**Objective:** Within this material, how many lines have the string "that" in them? The answer is a number, with nothing added.

**Available records:**

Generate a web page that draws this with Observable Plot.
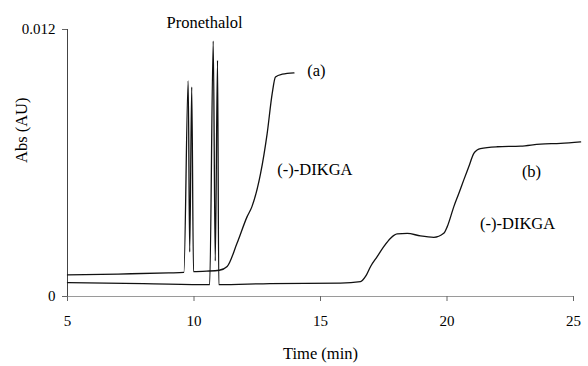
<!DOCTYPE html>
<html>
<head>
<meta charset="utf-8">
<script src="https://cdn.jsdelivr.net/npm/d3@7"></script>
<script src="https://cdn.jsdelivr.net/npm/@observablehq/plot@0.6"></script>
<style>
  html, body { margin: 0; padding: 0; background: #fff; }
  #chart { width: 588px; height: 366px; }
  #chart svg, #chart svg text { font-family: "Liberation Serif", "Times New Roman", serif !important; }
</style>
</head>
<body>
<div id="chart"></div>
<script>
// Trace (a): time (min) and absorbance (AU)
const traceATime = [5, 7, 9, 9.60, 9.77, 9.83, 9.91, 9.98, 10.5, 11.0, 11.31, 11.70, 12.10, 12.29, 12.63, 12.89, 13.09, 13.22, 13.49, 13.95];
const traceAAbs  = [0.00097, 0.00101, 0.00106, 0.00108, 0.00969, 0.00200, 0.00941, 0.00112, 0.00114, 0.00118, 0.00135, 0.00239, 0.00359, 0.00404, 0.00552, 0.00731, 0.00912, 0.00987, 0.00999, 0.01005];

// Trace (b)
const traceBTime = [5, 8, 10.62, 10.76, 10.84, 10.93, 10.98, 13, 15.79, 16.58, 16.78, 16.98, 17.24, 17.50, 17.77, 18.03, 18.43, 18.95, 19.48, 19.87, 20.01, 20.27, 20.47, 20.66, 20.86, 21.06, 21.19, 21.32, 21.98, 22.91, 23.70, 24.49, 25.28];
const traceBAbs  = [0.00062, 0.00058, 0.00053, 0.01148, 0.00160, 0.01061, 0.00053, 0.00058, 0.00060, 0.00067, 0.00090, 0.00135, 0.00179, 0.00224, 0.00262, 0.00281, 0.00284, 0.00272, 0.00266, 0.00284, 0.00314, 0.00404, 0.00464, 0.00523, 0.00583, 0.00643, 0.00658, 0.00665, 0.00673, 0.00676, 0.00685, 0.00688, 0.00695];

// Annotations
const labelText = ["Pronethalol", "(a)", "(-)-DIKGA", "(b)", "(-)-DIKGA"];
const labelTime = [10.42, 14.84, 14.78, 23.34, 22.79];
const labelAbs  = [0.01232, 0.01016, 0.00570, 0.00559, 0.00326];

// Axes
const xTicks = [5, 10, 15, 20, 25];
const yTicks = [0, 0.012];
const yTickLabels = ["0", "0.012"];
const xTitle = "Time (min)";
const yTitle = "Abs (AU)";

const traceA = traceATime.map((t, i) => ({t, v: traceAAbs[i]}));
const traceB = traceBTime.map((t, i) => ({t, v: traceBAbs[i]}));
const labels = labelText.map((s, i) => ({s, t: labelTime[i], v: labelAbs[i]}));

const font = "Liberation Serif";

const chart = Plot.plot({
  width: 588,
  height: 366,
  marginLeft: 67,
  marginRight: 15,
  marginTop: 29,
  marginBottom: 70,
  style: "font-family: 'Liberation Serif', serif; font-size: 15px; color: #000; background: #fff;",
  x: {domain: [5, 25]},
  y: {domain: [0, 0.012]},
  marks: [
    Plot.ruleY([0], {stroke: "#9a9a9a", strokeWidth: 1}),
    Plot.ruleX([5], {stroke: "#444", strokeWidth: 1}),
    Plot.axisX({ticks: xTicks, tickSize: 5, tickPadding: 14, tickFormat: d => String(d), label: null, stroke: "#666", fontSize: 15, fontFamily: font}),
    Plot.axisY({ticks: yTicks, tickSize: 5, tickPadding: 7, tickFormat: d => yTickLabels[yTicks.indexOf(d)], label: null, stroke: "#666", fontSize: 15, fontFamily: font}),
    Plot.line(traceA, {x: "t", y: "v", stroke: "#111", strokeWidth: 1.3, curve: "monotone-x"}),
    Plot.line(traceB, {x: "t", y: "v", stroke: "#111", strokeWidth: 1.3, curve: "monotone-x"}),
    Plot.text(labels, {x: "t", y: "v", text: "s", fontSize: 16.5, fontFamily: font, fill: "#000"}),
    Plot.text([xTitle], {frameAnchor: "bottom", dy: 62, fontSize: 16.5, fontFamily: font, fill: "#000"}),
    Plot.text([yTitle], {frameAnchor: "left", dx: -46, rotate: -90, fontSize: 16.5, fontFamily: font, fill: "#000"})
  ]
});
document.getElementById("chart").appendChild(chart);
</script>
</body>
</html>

* * *

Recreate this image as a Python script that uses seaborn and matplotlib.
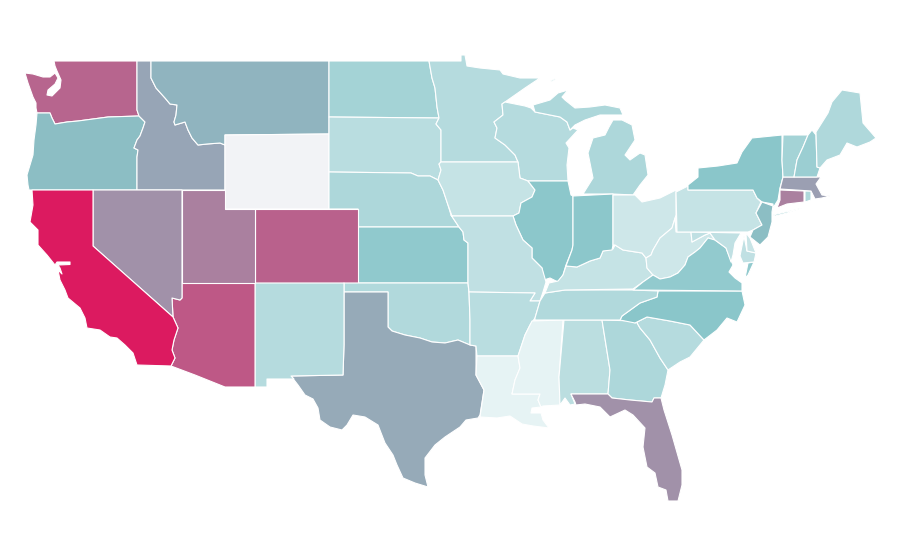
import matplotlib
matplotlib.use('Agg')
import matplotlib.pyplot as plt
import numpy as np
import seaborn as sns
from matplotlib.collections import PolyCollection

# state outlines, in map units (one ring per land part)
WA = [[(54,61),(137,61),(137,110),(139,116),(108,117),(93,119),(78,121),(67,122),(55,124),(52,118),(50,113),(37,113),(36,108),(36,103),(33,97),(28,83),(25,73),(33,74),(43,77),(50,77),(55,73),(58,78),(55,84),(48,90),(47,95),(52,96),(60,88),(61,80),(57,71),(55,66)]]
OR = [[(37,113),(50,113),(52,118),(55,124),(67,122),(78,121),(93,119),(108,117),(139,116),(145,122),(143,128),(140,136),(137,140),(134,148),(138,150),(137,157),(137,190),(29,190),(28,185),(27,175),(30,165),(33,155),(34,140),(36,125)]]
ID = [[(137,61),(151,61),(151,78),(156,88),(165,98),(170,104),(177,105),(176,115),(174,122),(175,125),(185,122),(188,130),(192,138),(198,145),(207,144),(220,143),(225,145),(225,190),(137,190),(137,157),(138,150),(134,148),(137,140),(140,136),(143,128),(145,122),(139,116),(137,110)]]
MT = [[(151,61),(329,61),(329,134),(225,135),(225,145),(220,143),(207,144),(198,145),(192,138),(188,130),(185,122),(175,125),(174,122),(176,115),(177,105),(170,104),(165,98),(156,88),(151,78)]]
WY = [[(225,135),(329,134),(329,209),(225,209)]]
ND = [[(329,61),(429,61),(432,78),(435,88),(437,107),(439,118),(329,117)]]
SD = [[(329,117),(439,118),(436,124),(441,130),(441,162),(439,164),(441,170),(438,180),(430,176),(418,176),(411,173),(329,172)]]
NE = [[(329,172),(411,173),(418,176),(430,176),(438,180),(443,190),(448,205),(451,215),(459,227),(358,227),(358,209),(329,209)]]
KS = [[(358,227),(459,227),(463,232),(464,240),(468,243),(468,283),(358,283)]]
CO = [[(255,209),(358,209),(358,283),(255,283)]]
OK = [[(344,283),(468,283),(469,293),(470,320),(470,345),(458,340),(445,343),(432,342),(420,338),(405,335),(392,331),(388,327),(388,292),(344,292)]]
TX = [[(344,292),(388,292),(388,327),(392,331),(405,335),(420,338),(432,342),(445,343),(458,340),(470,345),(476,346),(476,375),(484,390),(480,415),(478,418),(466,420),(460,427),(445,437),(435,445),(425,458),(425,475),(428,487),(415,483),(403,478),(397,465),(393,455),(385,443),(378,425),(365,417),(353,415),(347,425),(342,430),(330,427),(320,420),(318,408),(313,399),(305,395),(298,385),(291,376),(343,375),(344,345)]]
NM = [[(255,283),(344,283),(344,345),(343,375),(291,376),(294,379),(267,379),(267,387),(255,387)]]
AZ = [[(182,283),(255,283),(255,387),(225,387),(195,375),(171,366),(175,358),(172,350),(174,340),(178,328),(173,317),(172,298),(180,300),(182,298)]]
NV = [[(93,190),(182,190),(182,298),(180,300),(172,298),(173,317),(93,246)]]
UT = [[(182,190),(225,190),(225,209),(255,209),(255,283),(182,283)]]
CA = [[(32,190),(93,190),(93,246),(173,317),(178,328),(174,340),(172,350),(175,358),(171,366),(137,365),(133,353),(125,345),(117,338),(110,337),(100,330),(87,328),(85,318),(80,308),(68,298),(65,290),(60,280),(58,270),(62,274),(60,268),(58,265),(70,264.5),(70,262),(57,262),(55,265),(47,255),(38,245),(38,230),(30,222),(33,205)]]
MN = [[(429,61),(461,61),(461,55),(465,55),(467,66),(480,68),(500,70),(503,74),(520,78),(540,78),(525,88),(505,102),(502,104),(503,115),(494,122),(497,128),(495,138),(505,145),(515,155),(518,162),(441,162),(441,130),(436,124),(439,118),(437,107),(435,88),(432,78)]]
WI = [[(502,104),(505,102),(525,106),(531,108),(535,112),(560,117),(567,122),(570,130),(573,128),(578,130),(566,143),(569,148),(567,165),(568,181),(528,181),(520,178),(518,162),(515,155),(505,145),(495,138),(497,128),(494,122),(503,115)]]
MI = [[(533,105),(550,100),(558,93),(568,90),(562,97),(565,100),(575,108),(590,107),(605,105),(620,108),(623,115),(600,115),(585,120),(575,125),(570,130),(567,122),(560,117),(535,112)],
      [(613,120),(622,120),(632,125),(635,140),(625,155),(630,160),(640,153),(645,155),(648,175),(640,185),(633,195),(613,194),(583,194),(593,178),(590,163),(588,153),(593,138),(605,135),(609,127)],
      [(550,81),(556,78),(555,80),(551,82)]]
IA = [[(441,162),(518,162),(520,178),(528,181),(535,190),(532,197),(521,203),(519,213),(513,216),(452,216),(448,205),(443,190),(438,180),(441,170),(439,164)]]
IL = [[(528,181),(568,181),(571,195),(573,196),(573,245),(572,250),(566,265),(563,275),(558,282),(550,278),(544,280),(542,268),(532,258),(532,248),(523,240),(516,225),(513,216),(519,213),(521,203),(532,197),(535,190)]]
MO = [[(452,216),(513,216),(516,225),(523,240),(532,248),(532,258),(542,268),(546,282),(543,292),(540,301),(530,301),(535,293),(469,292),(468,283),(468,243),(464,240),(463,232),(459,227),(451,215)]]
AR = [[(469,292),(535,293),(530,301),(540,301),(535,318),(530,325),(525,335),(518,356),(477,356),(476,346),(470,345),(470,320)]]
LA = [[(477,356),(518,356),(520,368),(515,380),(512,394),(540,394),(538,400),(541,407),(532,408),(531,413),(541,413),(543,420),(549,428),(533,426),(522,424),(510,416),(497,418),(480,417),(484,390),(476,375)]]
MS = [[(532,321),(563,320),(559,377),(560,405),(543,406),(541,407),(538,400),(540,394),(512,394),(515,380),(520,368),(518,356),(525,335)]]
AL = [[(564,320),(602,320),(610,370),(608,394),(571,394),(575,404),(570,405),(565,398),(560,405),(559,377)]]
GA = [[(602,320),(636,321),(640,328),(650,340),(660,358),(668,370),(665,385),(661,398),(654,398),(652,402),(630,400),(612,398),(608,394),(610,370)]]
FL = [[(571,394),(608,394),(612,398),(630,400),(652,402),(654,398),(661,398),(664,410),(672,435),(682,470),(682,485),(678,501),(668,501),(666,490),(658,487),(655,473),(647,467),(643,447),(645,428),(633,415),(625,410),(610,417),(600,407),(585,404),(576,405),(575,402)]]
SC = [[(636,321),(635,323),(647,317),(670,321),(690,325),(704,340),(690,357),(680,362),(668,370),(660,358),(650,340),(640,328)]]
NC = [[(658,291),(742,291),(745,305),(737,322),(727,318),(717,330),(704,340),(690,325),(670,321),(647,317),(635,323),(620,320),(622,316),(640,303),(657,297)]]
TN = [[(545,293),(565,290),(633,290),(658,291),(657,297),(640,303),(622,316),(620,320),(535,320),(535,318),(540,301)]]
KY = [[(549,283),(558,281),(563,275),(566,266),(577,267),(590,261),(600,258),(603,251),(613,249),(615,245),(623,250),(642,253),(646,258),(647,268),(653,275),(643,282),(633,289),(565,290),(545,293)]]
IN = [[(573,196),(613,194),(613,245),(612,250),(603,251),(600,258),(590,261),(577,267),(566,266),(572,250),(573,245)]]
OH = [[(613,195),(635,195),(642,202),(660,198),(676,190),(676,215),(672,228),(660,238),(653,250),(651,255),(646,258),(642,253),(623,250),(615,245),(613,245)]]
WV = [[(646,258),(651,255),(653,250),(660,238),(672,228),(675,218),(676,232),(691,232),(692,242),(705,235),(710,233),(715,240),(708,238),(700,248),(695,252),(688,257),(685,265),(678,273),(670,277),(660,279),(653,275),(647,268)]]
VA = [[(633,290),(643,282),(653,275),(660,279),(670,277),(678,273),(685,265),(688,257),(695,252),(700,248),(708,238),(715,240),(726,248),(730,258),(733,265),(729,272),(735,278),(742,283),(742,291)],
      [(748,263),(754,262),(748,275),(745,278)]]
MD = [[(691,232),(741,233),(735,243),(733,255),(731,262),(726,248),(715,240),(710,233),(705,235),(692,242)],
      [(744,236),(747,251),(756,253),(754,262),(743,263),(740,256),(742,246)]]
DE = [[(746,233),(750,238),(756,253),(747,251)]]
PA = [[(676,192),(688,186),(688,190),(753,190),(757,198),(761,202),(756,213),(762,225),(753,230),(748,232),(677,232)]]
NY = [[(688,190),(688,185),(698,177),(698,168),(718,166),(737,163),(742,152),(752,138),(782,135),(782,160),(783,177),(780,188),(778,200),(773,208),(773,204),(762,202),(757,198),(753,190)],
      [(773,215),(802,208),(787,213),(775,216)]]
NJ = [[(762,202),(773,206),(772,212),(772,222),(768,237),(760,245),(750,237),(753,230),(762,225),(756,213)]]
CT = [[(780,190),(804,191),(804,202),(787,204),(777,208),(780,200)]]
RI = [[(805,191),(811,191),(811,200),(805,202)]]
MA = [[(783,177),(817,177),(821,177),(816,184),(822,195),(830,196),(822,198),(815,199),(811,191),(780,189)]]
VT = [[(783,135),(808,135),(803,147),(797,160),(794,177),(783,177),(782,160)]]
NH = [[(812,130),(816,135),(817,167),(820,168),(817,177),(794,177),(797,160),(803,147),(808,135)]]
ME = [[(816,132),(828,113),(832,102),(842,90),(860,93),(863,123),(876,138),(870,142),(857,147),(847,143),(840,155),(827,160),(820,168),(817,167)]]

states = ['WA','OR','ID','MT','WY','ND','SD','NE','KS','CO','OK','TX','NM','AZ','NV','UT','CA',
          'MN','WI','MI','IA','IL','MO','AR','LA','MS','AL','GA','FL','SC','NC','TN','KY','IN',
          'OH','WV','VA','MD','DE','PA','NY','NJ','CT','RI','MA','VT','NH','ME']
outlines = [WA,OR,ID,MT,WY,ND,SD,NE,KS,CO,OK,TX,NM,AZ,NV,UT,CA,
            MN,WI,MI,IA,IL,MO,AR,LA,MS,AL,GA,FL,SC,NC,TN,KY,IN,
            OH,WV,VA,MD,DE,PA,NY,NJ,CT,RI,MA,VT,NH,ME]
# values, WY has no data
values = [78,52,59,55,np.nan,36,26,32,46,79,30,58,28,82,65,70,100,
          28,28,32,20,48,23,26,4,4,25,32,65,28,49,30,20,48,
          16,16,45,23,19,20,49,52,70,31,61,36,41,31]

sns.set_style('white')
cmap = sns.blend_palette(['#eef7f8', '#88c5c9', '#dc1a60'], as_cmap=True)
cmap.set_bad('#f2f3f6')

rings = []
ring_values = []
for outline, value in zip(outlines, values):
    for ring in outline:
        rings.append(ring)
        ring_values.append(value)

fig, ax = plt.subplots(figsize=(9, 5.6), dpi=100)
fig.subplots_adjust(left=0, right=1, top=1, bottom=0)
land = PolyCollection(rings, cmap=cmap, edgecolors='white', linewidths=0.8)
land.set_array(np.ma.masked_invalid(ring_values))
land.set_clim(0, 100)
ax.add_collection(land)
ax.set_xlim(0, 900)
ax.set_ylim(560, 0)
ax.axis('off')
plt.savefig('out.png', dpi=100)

**Output below:** 2